Recently Anderson had Jeffries scheduled to fight at the Tank in San Jose, California. Six weeks before he had given the matchmaker a list of 18 potential opponents. Three days before the fight he told Anderson that they had an opponent who competed three weight classes above Jeffries. Anderson was appalled, but accepted it as a harsh reality of a burgeoning sport fighting for mainstream respectability.
Longtime California official Marty Sammon stays clear of the business aspects of boxing, but believes Jeffries is a matchmaker’s dream. Having officiated several of her fights as both a referee and a judge, he considers her one of the best female practitioners in the business.
“She’s a good solid boxer who really presses her opponents,” he said. “She’s very aggressive and doesn’t hotdog or clown.

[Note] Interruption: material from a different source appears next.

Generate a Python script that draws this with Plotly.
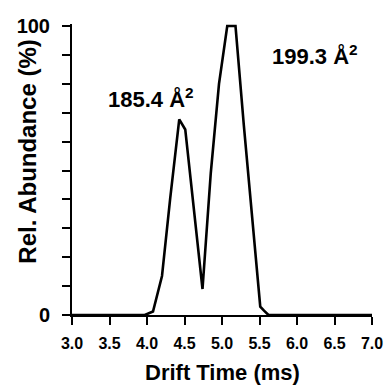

She’s very focused in the ring and very positive and pleasant outside of it. If anyone can draw fans to the sport, I would think it would be her.”
Born in Bakersfield, California, Jeffries grew up in Hawaii. She took up kickboxing and after a 9-2 amateur record began living and coaching boxing in Japan. When she decided to become a professional boxer, she moved back to California because it was too costly for promoters to fly her to the United States from Hawaii or Japan for fights.
She began her career with seven straight wins, but soon found herself being matched with the stars of the division. Although she has incurred nine losses against the likes of undefeated Laura Serrano, who was 9-0-1 and 12-0-2 when they met, Michele Aboro (18-0), Iwona Guzowska (7-1), and Connie VanRyckDeGroot (8-0), she has never been stopped.
In addition to boxing, she is a graduate of the South Bay Fire Academy in California and is an on-call firefighter for the Hollister fire department. It is obvious that she is as well-rounded in her personal life as she is in the ring.
If she beats Hernandez on June 15, she is scheduled to lace them up again on July 15 against an opponent to be determined at the Yakama Nation Legends Casino in Toppenish, Washington. At stake will be the vacant NABF super bantamweight title.
If Melissa Hernandez has her way, those plans will be scuttled.
“I’m not going to Oregon to look good and lose,” said Hernandez. “As an amateur, I’ve beaten people I wasn’t supposed to beat. I know I’m in an uphill battle, but I plan on winning this fight. Kelsey’s been around a while and she deserves respect.
“I respect her a lot, but I still plan on beating her. The closer the fight gets, the more confident I become.”